Input data
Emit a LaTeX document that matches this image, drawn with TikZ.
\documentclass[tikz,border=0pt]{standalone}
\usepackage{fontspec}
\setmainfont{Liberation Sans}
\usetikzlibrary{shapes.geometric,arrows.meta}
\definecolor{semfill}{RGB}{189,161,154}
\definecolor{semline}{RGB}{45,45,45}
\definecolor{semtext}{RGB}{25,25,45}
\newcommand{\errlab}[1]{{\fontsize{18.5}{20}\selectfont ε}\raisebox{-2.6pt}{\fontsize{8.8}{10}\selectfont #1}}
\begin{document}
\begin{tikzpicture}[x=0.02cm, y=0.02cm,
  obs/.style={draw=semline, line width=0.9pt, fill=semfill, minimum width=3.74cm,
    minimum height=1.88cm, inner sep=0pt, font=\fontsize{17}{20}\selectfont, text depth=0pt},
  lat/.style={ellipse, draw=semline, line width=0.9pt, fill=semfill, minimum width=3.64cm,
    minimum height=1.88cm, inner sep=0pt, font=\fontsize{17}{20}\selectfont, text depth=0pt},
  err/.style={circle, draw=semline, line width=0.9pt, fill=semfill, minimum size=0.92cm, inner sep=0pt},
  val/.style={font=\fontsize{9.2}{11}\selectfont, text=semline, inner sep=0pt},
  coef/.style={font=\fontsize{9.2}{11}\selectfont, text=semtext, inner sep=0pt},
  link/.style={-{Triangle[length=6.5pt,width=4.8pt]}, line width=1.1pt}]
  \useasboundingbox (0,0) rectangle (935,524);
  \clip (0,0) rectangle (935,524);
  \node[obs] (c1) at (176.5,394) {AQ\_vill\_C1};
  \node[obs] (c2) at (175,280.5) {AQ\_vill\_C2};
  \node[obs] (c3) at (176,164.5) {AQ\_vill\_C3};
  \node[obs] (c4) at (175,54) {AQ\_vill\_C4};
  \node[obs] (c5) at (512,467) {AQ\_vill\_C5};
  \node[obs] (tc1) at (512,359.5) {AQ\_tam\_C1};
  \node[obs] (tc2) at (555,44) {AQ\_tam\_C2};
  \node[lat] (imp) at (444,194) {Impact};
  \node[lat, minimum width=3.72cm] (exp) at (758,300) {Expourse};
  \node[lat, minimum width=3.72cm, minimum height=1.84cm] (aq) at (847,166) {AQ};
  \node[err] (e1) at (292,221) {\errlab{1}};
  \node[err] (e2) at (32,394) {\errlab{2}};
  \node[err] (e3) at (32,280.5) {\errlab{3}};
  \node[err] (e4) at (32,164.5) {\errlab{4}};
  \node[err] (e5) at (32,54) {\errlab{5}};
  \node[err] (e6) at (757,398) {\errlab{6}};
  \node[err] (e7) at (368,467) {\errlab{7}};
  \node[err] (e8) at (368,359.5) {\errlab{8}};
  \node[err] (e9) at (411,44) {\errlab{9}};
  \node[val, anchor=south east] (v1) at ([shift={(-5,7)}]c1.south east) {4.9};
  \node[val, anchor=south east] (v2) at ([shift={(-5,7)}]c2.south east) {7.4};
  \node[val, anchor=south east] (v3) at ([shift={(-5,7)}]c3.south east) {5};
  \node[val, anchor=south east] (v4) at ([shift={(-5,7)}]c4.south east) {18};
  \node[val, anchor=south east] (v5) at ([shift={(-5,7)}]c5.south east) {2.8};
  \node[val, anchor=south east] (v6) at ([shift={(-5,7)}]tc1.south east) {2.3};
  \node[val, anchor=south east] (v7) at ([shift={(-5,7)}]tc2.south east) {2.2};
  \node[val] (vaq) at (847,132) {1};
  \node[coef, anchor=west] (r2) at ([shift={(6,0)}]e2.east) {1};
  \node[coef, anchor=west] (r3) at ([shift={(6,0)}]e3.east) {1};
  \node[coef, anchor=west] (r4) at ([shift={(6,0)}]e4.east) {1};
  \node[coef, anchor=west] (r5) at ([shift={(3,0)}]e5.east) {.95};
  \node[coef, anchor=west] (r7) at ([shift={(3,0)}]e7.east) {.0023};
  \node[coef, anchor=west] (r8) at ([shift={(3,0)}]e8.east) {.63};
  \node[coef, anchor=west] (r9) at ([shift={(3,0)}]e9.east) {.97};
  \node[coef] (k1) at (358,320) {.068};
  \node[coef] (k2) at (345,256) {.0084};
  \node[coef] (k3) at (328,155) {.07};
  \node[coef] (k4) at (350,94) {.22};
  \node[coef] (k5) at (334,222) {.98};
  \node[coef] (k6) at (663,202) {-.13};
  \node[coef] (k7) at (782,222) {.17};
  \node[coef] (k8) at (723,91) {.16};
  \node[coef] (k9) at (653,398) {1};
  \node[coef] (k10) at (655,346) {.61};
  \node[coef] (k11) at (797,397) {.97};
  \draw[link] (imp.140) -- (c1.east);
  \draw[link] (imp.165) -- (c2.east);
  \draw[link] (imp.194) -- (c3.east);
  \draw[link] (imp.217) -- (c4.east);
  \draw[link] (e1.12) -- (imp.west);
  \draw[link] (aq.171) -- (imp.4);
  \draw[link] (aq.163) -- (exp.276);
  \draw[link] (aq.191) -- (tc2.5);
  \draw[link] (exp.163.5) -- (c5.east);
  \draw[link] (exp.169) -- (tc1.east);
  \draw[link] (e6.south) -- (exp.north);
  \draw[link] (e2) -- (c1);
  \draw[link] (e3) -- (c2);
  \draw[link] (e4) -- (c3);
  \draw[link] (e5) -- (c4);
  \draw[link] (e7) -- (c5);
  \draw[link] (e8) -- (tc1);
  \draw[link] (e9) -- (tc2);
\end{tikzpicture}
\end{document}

--

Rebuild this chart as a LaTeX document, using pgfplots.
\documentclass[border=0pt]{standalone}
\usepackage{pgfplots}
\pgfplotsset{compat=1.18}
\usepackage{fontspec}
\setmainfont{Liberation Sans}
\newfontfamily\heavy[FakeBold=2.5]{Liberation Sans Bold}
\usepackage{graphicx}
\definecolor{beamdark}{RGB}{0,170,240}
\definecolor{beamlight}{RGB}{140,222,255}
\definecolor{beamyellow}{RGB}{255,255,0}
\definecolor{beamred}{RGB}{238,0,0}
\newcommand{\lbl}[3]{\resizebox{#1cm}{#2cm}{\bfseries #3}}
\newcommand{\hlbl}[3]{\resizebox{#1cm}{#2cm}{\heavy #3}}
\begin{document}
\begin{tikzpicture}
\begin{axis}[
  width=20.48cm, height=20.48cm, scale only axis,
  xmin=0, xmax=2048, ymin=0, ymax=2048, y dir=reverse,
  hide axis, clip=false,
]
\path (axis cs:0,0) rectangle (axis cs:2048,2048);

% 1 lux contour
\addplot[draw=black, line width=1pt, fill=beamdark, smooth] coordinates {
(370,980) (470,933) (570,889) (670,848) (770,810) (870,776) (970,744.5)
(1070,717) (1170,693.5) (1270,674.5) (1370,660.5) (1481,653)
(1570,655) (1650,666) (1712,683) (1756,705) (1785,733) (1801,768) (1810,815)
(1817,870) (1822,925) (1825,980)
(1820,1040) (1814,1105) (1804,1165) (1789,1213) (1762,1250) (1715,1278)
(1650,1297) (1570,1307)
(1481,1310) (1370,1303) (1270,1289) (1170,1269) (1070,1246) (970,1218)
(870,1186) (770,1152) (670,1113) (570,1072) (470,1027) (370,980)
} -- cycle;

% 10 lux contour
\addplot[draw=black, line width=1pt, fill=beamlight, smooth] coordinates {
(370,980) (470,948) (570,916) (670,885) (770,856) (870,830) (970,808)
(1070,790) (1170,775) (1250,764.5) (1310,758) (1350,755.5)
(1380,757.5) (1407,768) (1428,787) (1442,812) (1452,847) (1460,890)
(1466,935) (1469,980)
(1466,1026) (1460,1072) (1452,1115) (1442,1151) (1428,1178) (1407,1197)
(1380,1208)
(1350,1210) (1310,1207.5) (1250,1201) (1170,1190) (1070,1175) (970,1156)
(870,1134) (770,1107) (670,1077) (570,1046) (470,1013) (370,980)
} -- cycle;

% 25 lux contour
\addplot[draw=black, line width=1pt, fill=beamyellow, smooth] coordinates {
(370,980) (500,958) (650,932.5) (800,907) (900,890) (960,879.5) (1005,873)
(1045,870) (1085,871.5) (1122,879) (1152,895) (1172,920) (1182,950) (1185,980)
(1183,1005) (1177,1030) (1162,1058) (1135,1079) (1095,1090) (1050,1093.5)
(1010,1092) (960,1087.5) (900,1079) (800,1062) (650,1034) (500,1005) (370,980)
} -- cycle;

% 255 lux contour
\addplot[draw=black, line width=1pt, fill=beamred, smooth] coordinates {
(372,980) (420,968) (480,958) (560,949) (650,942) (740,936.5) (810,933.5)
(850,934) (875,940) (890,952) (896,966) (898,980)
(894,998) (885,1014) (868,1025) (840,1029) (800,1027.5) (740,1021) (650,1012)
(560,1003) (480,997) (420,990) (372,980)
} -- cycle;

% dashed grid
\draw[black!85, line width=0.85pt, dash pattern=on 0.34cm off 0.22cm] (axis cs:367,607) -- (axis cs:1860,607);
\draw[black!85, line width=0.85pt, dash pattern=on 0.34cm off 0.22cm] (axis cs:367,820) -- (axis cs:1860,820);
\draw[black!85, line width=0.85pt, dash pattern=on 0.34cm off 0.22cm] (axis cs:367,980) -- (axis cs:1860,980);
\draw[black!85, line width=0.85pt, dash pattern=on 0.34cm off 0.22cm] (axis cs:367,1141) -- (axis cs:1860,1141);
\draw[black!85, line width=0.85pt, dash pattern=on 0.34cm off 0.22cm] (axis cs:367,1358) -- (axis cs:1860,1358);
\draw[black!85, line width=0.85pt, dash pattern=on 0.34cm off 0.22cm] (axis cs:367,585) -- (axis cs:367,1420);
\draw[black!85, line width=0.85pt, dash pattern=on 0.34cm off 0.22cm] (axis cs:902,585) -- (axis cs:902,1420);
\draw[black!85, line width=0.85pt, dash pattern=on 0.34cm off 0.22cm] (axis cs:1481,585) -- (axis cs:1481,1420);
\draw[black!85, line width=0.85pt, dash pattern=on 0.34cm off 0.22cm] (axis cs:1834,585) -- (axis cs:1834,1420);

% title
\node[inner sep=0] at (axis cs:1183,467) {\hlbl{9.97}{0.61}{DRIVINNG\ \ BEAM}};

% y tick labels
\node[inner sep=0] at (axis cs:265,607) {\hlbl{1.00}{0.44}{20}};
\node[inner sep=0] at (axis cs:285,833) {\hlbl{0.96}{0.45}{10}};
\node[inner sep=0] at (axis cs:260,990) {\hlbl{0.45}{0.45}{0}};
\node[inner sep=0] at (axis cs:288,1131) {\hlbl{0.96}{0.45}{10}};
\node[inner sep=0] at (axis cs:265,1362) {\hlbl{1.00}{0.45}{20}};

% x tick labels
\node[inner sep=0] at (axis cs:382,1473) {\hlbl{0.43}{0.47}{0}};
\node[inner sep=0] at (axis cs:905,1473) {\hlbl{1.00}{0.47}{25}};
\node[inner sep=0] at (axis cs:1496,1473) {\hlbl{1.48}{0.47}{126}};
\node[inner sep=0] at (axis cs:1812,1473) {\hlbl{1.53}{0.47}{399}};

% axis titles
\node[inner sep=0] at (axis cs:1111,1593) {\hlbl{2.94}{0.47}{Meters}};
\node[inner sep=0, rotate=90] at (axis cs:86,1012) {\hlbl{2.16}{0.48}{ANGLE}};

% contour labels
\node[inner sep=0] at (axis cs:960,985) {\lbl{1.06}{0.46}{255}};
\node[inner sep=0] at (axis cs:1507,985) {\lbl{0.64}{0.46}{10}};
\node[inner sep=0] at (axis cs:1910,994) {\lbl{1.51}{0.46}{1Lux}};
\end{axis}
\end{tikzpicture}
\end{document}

Job
Check every line of the data, and copy the ones that contain "LaTeX".

Full answer
Emit a LaTeX document that matches this image, drawn with TikZ.
Rebuild this chart as a LaTeX document, using pgfplots.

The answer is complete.